■ **Your task**
Copy word for word the lines in the records below, starting at the line with "Generate a Python" and ending at the line with "from matplotlib.ticker import". Skip the pictures.

----- Stored data -----

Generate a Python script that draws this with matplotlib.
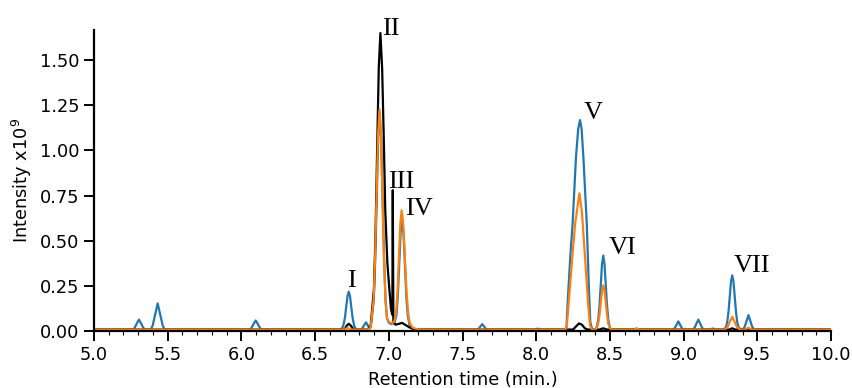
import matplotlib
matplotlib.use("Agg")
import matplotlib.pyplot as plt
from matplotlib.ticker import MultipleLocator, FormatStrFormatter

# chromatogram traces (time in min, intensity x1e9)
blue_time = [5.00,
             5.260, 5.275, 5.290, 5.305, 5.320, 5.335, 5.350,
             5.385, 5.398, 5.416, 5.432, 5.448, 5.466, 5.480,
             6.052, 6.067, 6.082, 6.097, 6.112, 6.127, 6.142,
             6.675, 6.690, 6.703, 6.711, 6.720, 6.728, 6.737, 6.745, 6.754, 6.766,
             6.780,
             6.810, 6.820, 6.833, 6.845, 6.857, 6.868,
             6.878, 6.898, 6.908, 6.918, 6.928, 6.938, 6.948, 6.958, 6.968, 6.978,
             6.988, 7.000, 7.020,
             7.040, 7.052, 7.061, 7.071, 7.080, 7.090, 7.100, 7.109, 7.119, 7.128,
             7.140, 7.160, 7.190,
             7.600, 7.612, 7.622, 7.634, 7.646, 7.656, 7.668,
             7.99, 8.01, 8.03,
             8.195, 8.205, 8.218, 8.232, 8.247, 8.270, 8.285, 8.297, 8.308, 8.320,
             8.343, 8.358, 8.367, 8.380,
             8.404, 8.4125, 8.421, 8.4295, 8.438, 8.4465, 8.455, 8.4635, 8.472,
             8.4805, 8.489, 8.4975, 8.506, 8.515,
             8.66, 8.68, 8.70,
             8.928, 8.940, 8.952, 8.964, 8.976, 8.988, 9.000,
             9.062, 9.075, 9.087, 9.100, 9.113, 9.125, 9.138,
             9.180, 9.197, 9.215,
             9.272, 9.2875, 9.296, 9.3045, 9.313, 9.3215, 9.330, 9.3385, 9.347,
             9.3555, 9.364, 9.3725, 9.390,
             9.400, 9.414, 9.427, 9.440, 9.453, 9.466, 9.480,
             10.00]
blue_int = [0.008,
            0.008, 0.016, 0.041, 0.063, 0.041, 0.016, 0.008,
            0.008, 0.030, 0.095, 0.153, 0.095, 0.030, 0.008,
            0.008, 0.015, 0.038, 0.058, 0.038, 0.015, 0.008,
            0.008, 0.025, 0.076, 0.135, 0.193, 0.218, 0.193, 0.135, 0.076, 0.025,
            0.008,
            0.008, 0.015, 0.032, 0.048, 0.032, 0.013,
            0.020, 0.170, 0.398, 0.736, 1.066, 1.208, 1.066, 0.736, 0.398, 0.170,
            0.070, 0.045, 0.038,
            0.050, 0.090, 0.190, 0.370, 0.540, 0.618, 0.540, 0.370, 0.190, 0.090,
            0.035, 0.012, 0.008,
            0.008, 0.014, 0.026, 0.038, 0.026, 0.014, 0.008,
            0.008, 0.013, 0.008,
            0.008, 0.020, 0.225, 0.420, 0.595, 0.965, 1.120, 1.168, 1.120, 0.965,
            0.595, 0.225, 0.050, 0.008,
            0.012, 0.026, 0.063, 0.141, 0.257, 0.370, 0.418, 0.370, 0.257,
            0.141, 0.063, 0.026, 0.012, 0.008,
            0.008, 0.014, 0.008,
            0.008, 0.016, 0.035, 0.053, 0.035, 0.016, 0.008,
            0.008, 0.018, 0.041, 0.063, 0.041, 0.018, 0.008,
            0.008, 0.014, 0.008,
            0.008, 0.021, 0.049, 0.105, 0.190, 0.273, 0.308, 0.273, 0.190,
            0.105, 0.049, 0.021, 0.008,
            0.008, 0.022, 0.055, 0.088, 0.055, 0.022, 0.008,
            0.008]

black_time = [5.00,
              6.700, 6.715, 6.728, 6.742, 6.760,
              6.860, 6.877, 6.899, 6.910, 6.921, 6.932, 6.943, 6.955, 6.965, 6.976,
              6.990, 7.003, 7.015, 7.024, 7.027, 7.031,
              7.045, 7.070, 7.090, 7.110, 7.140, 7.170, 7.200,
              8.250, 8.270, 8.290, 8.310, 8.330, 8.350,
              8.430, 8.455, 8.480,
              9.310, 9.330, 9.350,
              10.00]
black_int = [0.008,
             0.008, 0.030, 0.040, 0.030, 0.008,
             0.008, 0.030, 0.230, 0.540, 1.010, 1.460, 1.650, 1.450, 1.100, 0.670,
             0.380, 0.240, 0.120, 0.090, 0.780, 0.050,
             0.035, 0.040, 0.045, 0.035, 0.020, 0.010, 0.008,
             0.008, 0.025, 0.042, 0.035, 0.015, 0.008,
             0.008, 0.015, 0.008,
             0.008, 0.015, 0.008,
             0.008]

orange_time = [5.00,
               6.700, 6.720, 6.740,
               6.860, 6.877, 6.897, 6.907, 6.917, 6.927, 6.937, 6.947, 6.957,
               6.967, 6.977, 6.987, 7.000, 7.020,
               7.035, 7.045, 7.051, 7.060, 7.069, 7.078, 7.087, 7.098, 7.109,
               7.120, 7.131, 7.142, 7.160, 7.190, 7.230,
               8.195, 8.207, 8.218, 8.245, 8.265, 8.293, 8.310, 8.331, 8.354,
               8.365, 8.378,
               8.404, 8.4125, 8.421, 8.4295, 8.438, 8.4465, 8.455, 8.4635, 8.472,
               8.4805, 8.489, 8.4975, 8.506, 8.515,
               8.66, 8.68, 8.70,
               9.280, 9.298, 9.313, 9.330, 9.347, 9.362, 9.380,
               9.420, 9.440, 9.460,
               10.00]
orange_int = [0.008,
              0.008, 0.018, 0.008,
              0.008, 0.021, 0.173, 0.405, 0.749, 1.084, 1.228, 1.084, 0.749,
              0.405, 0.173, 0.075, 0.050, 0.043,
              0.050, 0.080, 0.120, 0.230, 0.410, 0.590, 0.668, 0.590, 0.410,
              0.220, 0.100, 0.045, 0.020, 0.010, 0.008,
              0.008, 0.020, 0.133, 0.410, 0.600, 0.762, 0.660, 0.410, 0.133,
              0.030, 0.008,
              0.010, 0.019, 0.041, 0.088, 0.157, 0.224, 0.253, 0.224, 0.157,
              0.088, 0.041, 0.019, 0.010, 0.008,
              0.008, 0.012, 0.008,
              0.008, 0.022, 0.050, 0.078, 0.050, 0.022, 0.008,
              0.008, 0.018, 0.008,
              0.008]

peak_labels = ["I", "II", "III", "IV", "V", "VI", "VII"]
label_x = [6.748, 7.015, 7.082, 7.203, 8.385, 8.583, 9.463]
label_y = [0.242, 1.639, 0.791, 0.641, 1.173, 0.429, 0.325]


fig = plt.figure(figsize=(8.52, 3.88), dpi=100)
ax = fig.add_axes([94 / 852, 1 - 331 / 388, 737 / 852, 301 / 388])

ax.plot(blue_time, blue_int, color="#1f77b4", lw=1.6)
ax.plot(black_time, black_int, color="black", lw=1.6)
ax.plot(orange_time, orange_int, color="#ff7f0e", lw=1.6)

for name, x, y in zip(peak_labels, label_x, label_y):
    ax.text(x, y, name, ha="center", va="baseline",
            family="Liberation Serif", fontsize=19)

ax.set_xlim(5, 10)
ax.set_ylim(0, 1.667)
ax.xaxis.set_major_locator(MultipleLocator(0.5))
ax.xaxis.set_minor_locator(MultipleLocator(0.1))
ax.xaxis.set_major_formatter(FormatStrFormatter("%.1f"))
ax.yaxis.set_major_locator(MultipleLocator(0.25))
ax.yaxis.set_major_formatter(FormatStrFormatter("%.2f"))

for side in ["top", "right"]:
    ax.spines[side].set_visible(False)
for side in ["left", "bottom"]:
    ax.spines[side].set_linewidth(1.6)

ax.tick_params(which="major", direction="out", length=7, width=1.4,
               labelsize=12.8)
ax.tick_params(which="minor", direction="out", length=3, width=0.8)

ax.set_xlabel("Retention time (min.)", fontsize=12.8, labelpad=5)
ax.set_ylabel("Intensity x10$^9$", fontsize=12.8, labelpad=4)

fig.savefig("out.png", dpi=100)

-----
----- Stored data -----

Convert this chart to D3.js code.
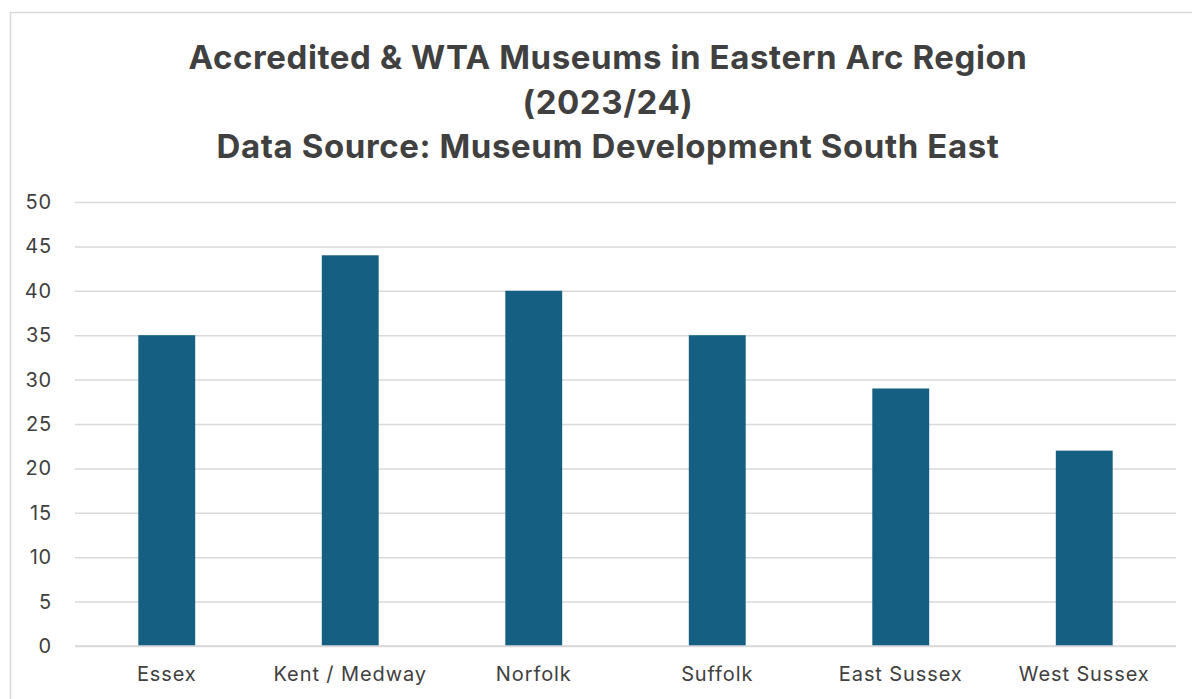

-----

■ **Task output**
Generate a Python script that draws this with matplotlib.
import matplotlib
matplotlib.use("Agg")
import matplotlib.pyplot as plt
from matplotlib.ticker import MultipleLocator, FormatStrFormatter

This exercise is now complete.